** TASK MATERIAL **
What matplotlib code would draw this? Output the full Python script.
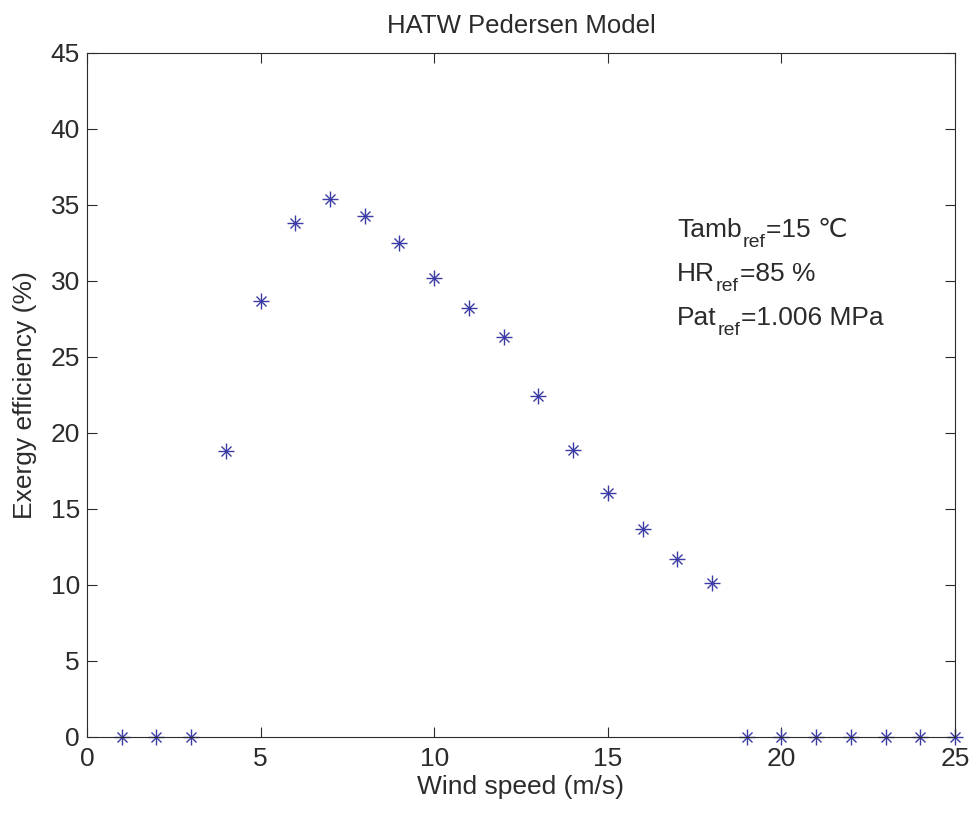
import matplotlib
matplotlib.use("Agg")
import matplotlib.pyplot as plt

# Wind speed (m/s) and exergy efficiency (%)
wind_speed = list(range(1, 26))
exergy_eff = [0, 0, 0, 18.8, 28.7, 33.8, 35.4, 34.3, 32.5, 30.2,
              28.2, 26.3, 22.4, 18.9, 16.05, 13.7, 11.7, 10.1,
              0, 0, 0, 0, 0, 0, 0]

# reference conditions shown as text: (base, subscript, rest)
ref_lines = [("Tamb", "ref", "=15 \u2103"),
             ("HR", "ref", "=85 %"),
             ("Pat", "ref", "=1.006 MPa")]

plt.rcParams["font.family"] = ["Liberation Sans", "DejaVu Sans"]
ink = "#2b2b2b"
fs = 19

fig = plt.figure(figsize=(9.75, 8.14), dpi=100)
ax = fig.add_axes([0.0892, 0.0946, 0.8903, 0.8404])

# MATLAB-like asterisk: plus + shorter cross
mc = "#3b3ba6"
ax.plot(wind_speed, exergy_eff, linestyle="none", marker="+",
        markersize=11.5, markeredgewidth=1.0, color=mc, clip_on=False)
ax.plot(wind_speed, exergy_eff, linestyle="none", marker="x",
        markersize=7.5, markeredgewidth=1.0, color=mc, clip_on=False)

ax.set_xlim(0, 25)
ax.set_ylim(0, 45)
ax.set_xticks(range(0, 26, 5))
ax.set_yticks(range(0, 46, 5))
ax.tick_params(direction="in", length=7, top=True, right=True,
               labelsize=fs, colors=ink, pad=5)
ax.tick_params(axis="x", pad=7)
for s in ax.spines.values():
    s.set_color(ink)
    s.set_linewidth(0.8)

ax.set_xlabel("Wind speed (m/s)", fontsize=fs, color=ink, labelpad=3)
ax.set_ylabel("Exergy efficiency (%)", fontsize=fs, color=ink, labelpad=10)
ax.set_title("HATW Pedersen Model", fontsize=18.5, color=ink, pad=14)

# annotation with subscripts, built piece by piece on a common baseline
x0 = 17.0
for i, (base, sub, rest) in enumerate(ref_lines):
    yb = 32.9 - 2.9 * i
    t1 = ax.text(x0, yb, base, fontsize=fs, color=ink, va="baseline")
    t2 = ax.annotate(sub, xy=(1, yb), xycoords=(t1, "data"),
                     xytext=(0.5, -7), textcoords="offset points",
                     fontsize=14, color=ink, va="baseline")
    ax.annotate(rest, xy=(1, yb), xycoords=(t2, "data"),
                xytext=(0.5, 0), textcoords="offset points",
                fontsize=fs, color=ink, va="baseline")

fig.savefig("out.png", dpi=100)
--
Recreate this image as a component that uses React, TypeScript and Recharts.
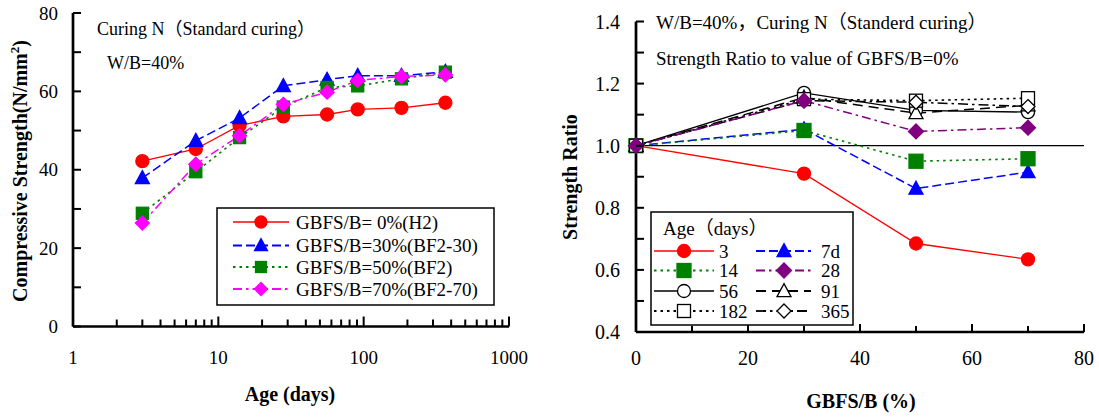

** GOAL **
Using the data above, extract exactly the lines from the one containing "What matplotlib code" through the one containing "0, 0, 0, 0, 0, 0, 0]". Pictures are left out.

** TASK ANSWER **
What matplotlib code would draw this? Output the full Python script.
import matplotlib
matplotlib.use("Agg")
import matplotlib.pyplot as plt

# Wind speed (m/s) and exergy efficiency (%)
wind_speed = list(range(1, 26))
exergy_eff = [0, 0, 0, 18.8, 28.7, 33.8, 35.4, 34.3, 32.5, 30.2,
              28.2, 26.3, 22.4, 18.9, 16.05, 13.7, 11.7, 10.1,
              0, 0, 0, 0, 0, 0, 0]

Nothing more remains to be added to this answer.